§ MR. SEXTON
asked the Chief Secretary to the Lord Lieutenant of Ireland, What is now the position of the question as to the defalcations of Mr. T. D. Elliott, collector to the Blackrock township, and his further employment under the Local Government Board; whether he has observed that, at a recent meeting of the Township Board, a commissioner declared that "the ratepayers were up in arms against them," and the Board rejected a motion for a public inquiry by an official commission, and also, by the casting vote of the chairman, a motion for a sworn investigation by the Local Government Board; how many members of the present Board have been co-opted, 406 and how many elected; whether a former collector of the township died, leaving an extensive deficit, and how was it made good; whether one secretary of the township absconded, to escape the punishment of fraud; and another falsified his accounts, and was allowed to go unpunished; whether, with regard to Mr. Elliott, the commissioners never required him to provide any guarantee; whether they allowed him to print his official receipt books, and never subjected his accounts to any regular or efficient check; and whether, against his defalcations of £2,600, they have credited him. with £200 in respect of a house, already mortgaged to the full extent of its value, and also with a large sum for poundage of moneys collected, but appropriated by the collector, and never paid into the township fund; and, whether any step is proposed by the Government to protect the ratepayers of Blackrock?
§ MR. TREVELYAN
I have received from the Blackrock Township Commissioners a statement giving replies to the hon.
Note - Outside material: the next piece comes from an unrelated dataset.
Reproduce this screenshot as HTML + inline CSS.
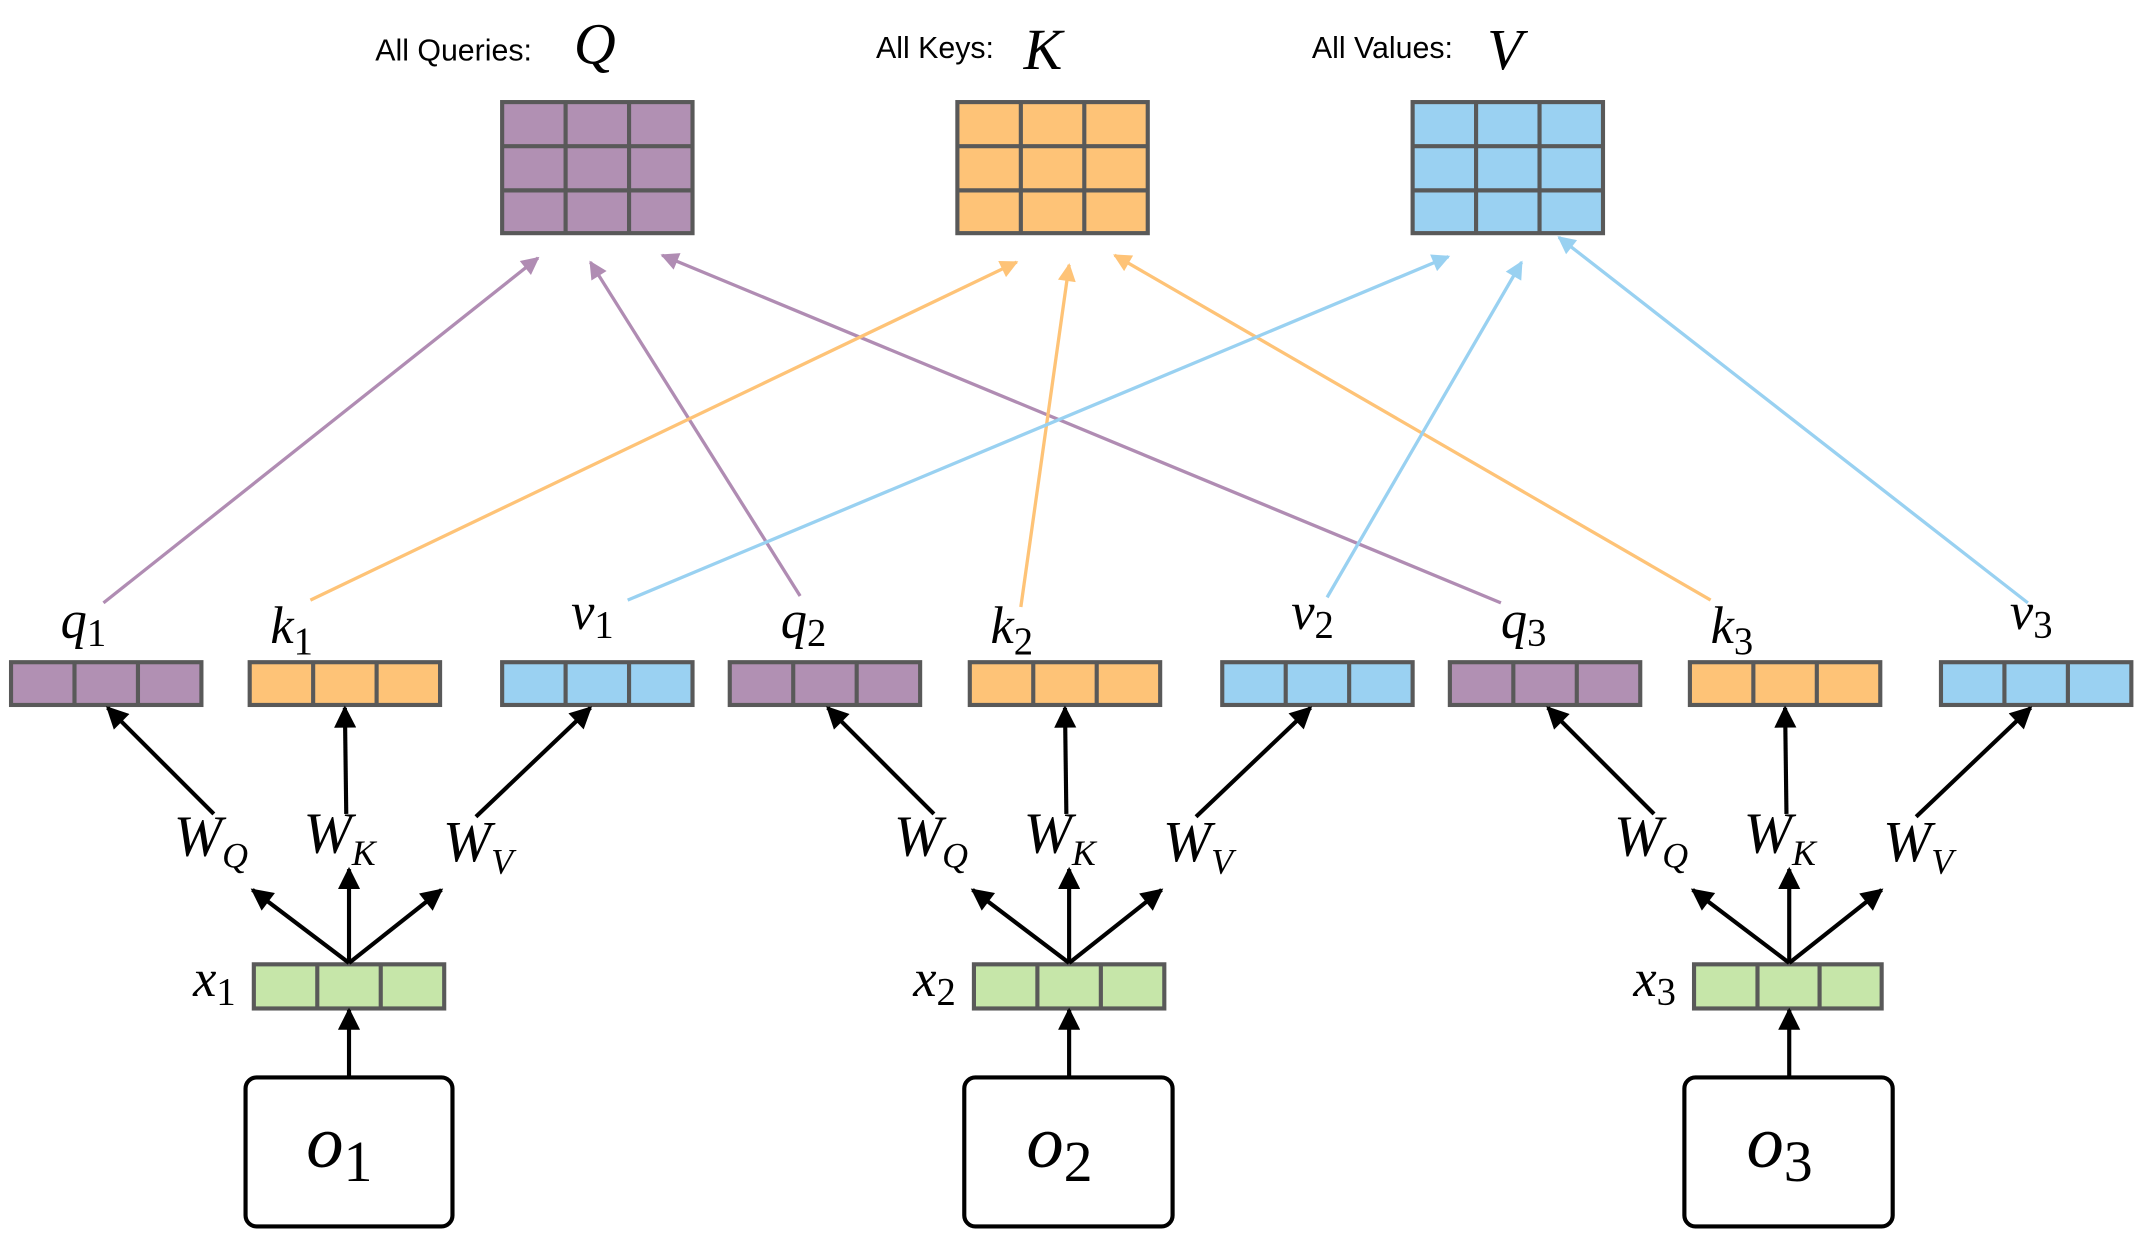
<!DOCTYPE html>
<html><head><meta charset="utf-8"><style>
html,body{margin:0;padding:0;background:#fff;}
svg{display:block;}
.m{font-family:"Liberation Serif",serif;font-style:italic;}
.s{font-family:"Liberation Sans",sans-serif;}
</style></head><body>
<svg width="2141" height="1243" viewBox="0 0 1552 901" preserveAspectRatio="none" xmlns="http://www.w3.org/2000/svg">
<defs>
<marker id="ap" viewBox="0 0 10 10" refX="9" refY="5" markerWidth="20" markerHeight="13" orient="auto" markerUnits="userSpaceOnUse"><path d="M0,0 L10,5 L0,10 z" fill="#b08cb3"/></marker>
<marker id="ao" viewBox="0 0 10 10" refX="9" refY="5" markerWidth="20" markerHeight="13" orient="auto" markerUnits="userSpaceOnUse"><path d="M0,0 L10,5 L0,10 z" fill="#fec377"/></marker>
<marker id="ac" viewBox="0 0 10 10" refX="9" refY="5" markerWidth="20" markerHeight="13" orient="auto" markerUnits="userSpaceOnUse"><path d="M0,0 L10,5 L0,10 z" fill="#99d1f1"/></marker>
<marker id="ak" viewBox="0 0 10 10" refX="9" refY="5" markerWidth="20" markerHeight="16" orient="auto" markerUnits="userSpaceOnUse"><path d="M0,0 L10,5 L0,10 z" fill="#000"/></marker>
</defs>

<text class="s" x="272" y="44" font-size="22">All Queries:</text>
<text class="m" x="416" y="46" font-size="42">Q</text>
<text class="s" x="635" y="42" font-size="22">All Keys:</text>
<text class="m" x="742" y="50" font-size="42">K</text>
<text class="s" x="951" y="42" font-size="22">All Values:</text>
<text class="m" x="1078" y="50" font-size="42">V</text>

<g stroke="#595959" stroke-width="3">
<g fill="#b190b3"><rect x="364" y="74" width="138" height="95"/><line x1="410" y1="74" x2="410" y2="169"/><line x1="456" y1="74" x2="456" y2="169"/><line x1="364" y1="106" x2="502" y2="106"/><line x1="364" y1="138" x2="502" y2="138"/></g>
<g fill="#fec377"><rect x="694" y="74" width="138" height="95"/><line x1="740" y1="74" x2="740" y2="169"/><line x1="786" y1="74" x2="786" y2="169"/><line x1="694" y1="106" x2="832" y2="106"/><line x1="694" y1="138" x2="832" y2="138"/></g>
<g fill="#9ad1f2"><rect x="1024" y="74" width="138" height="95"/><line x1="1070" y1="74" x2="1070" y2="169"/><line x1="1116" y1="74" x2="1116" y2="169"/><line x1="1024" y1="106" x2="1162" y2="106"/><line x1="1024" y1="138" x2="1162" y2="138"/></g>
</g>

<g stroke-width="2.4" fill="none">
<line x1="75" y1="437" x2="390" y2="187" stroke="#b08cb3" marker-end="url(#ap)"/>
<line x1="580" y1="432" x2="428" y2="190" stroke="#b08cb3" marker-end="url(#ap)"/>
<line x1="1088" y1="437" x2="480" y2="185" stroke="#b08cb3" marker-end="url(#ap)"/>
<line x1="225" y1="435" x2="737" y2="190" stroke="#fec377" marker-end="url(#ao)"/>
<line x1="740" y1="440" x2="775" y2="192" stroke="#fec377" marker-end="url(#ao)"/>
<line x1="1240" y1="435" x2="808" y2="185" stroke="#fec377" marker-end="url(#ao)"/>
<line x1="455" y1="435" x2="1050" y2="186" stroke="#99d1f1" marker-end="url(#ac)"/>
<line x1="962" y1="433" x2="1103" y2="190" stroke="#99d1f1" marker-end="url(#ac)"/>
<line x1="1470" y1="437" x2="1130" y2="172" stroke="#99d1f1" marker-end="url(#ac)"/>
</g>

<g stroke="#595959" stroke-width="3">
<g fill="#b190b3"><rect x="8" y="480" width="138" height="31"/><line x1="54" y1="480" x2="54" y2="511"/><line x1="100" y1="480" x2="100" y2="511"/></g>
<g fill="#fec377"><rect x="181" y="480" width="138" height="31"/><line x1="227" y1="480" x2="227" y2="511"/><line x1="273" y1="480" x2="273" y2="511"/></g>
<g fill="#9ad1f2"><rect x="364" y="480" width="138" height="31"/><line x1="410" y1="480" x2="410" y2="511"/><line x1="456" y1="480" x2="456" y2="511"/></g>
<g fill="#b190b3"><rect x="529" y="480" width="138" height="31"/><line x1="575" y1="480" x2="575" y2="511"/><line x1="621" y1="480" x2="621" y2="511"/></g>
<g fill="#fec377"><rect x="703" y="480" width="138" height="31"/><line x1="749" y1="480" x2="749" y2="511"/><line x1="795" y1="480" x2="795" y2="511"/></g>
<g fill="#9ad1f2"><rect x="886" y="480" width="138" height="31"/><line x1="932" y1="480" x2="932" y2="511"/><line x1="978" y1="480" x2="978" y2="511"/></g>
<g fill="#b190b3"><rect x="1051" y="480" width="138" height="31"/><line x1="1097" y1="480" x2="1097" y2="511"/><line x1="1143" y1="480" x2="1143" y2="511"/></g>
<g fill="#fec377"><rect x="1225" y="480" width="138" height="31"/><line x1="1271" y1="480" x2="1271" y2="511"/><line x1="1317" y1="480" x2="1317" y2="511"/></g>
<g fill="#9ad1f2"><rect x="1407" y="480" width="138" height="31"/><line x1="1453" y1="480" x2="1453" y2="511"/><line x1="1499" y1="480" x2="1499" y2="511"/></g>
<g fill="#c6e6a9"><rect x="184" y="699" width="138" height="32"/><line x1="230" y1="699" x2="230" y2="731"/><line x1="276" y1="699" x2="276" y2="731"/></g>
<g fill="#c6e6a9"><rect x="706" y="699" width="138" height="32"/><line x1="752" y1="699" x2="752" y2="731"/><line x1="798" y1="699" x2="798" y2="731"/></g>
<g fill="#c6e6a9"><rect x="1228" y="699" width="136" height="32"/><line x1="1274" y1="699" x2="1274" y2="731"/><line x1="1319" y1="699" x2="1319" y2="731"/></g>
</g>

<g class="m" font-size="38">
<text x="44" y="462">q<tspan font-style="normal" font-size="28" dy="6">1</tspan></text>
<text x="196" y="466">k<tspan font-style="normal" font-size="28" dy="8">1</tspan></text>
<text x="414" y="456">v<tspan font-style="normal" font-size="28" dy="6">1</tspan></text>
<text x="566" y="462">q<tspan font-style="normal" font-size="28" dy="6">2</tspan></text>
<text x="718" y="466">k<tspan font-style="normal" font-size="28" dy="8">2</tspan></text>
<text x="936" y="456">v<tspan font-style="normal" font-size="28" dy="6">2</tspan></text>
<text x="1088" y="462">q<tspan font-style="normal" font-size="28" dy="6">3</tspan></text>
<text x="1240" y="466">k<tspan font-style="normal" font-size="28" dy="8">3</tspan></text>
<text x="1457" y="456">v<tspan font-style="normal" font-size="28" dy="6">3</tspan></text>
<text x="140" y="722">x<tspan font-style="normal" font-size="28" dy="6">1</tspan></text>
<text x="662" y="722">x<tspan font-style="normal" font-size="28" dy="6">2</tspan></text>
<text x="1184" y="722">x<tspan font-style="normal" font-size="28" dy="6">3</tspan></text>
</g>

<g id="grp">
<g stroke="#000" stroke-width="3" fill="none">
<line x1="155" y1="590" x2="78" y2="513" marker-end="url(#ak)"/>
<line x1="251" y1="590" x2="250" y2="513" marker-end="url(#ak)"/>
<line x1="345" y1="592" x2="428" y2="513" marker-end="url(#ak)"/>
<line x1="253" y1="698" x2="183" y2="645" marker-end="url(#ak)"/>
<line x1="253" y1="698" x2="253" y2="630" marker-end="url(#ak)"/>
<line x1="253" y1="698" x2="320" y2="645" marker-end="url(#ak)"/>
<line x1="253" y1="781" x2="253" y2="732" marker-end="url(#ak)"/>
</g>
<g class="m" font-size="42">
<text x="126" y="620">W<tspan font-size="26" dy="9">Q</tspan></text>
<text x="220" y="618">W<tspan font-size="26" dy="9">K</tspan></text>
<text x="321" y="624">W<tspan font-size="26" dy="9">V</tspan></text>
</g>
</g>
<use href="#grp" x="522"/>
<use href="#grp" x="1044"/>

<g fill="#fff" stroke="#000" stroke-width="3">
<rect x="178" y="781" width="150" height="108" rx="8"/>
<rect x="699" y="781" width="151" height="108" rx="8"/>
<rect x="1221" y="781" width="151" height="108" rx="8"/>
</g>
<g class="m" font-size="54">
<text x="222" y="846">o<tspan font-style="normal" font-size="42" dy="10">1</tspan></text>
<text x="744" y="846">o<tspan font-style="normal" font-size="42" dy="10">2</tspan></text>
<text x="1266" y="846">o<tspan font-style="normal" font-size="42" dy="10">3</tspan></text>
</g>
</svg>
</body></html>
Member's inquiries, which, with the permission of the hon. Member, I will communicate to him. One paragraph I will read—It is not true that the Commissioners never required Mr. Elliott to provide any guarantee; for, on his appointment, he lodged Stocks and Shares in the Royal Bank which have recently realized £743.The Government, not having yet been favoured with the Report of the Committee to which I have more than once referred in the House, have determined, while fully recognizing that the Commissioners are not under any obligation to report their proceedings to the Government, to communicate with them again, asking them if they will be good enough to inform the Government of the circumstances under which a portion of Mr. Elliott's securities was realized, as mentioned in the letter which I have just read.